# Maybe a dumb question -- what size of reflectors?



## jedirunner (Jun 17, 2013)

So my 7 year old heard me talking about reflectors the other day.  She quickly grabbed her mom and took her aside.  Found out later the conversation was basically "Let's get dad some money to buy some reflectors for Father's Day!"

So here I am with $25 from my kids to buy some reflectors at amazon, and wondering a couple things:

1- Is there any reason to not just buy the cheap reflectors?  
2- What size would be reasonable?  I'm anticipating occasional use to add some lighting to the dark side of a flower I shoot, and more often for trying to add some light to the kids when they mis-behave (when they mis-behave the punishment will be they have to pose while I practice portraits!)  

I'm thinking about this right here:  
http://www.amazon.com/Fotodiox-42-Inch-Premium-Reflector-Collapsible/dp/B003Y2KC7W/ref=sr_1_2?ie=UTF8&qid=1371483115&sr=8-2

Thanks for any comments on these.

Kevin


----------



## HughGuessWho (Jun 17, 2013)

A reflector is essentially a light source. The rules of light from a reflector is essentially the same as any other light source.
The LARGE the light and the CLOSER the light, the SOFTER and BETTER QUALITY the light.
Don't overthink it. A reflector is just another light.


----------



## cgipson1 (Jun 17, 2013)

The Fotodiox reflectors seem to be decent quality. The larger the better, but they can get unwieldy at times...


----------



## frommrstomommy (Jun 17, 2013)

These have tons of good reviews... about the same size too. Amazon.com: Neewer 110CM 43" 5-in-1 Collapsible Multi-Disc Light Reflector: Camera & Photo I plan to order one of those when I find myself needing something else from Amazon to meet the $25 for ship lol


----------



## kathyt (Jun 17, 2013)

That one looks like a pretty standard size with all of the right colors you would need. I have one similar but from Calumet.


----------



## Designer (Jun 17, 2013)

Kevin; those collapsable ones are great for packing up and carrying around to various locations.  Another option could be the large sheets of white foamcore.  I bought several of these large sheets (40 inches by 60 inches) for $7.99 each.


----------



## jedirunner (Jun 17, 2013)

frommrstomommy said:


> These have tons of good reviews... about the same size too. Amazon.com: Neewer 110CM 43" 5-in-1 Collapsible Multi-Disc Light Reflector: Camera & Photo I plan to order one of those when I find myself needing something else from Amazon to meet the $25 for ship lol



Thanks!  I actually went with this one over the one I posted originally.   Amazon Prime is awesome.  Should be here wednesday.

Kevin


----------



## jedirunner (Jun 17, 2013)

Thanks everyone for the replies.  I've got one ordered, and will start playing with it later this week.

Kevin


----------



## hirejn (Jun 17, 2013)

Reflectors are a place to go cheap, IMO. I wouldn't worry about brand or price. The ones that cost more are usually specially designed, like the Joe McNally TriGrip. Photographers also make their own reflectors with white and black Gatorboard. What matters is color and size. The size in proportion to the subject is important. However, I wouldn't say softer isn't necessarily better. It's just softer. Better is a subjective way to describe what best serves your needs. I like soft, but you may not and it doesn't serve every look. For a flower, a 30" reflector is huge in proportion to the subject, so you would get very soft light, maybe even flat light, but for one or two people it may be too small.


----------



## KmH (Jun 17, 2013)

jedirunner said:


> *Maybe a dumb question -- what size of reflectors?*


Several sizes and shapes are needed to shoot people.

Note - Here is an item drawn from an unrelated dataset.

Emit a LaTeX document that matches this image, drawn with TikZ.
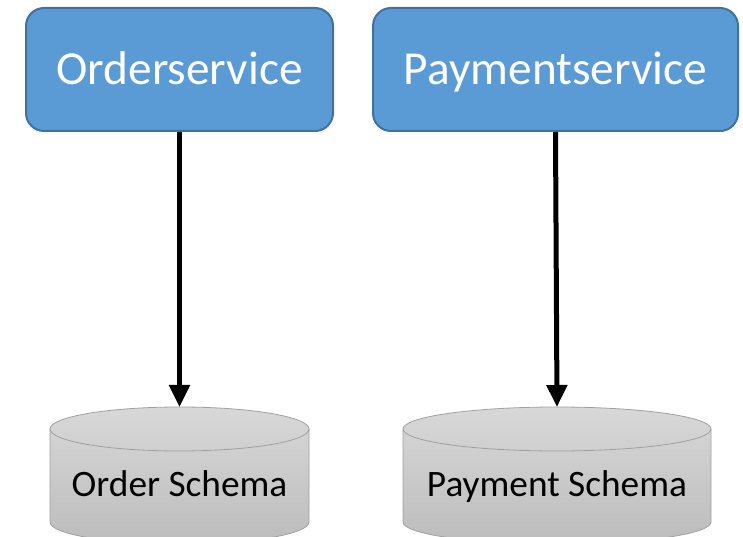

The round 40" or so are ok for head shots.

If you want to do a full body shot us a rectangular reflector that is somewhat bigger than your subject.

Sometimes, instead of a reflector you need to diffuse light and that's where the convertible or 5-in-1 reflectors come in handy. You might even put a diffussion panel over your subject and then use a reflector to bounce light in under the diffuser to get light at the angle you need it.


----------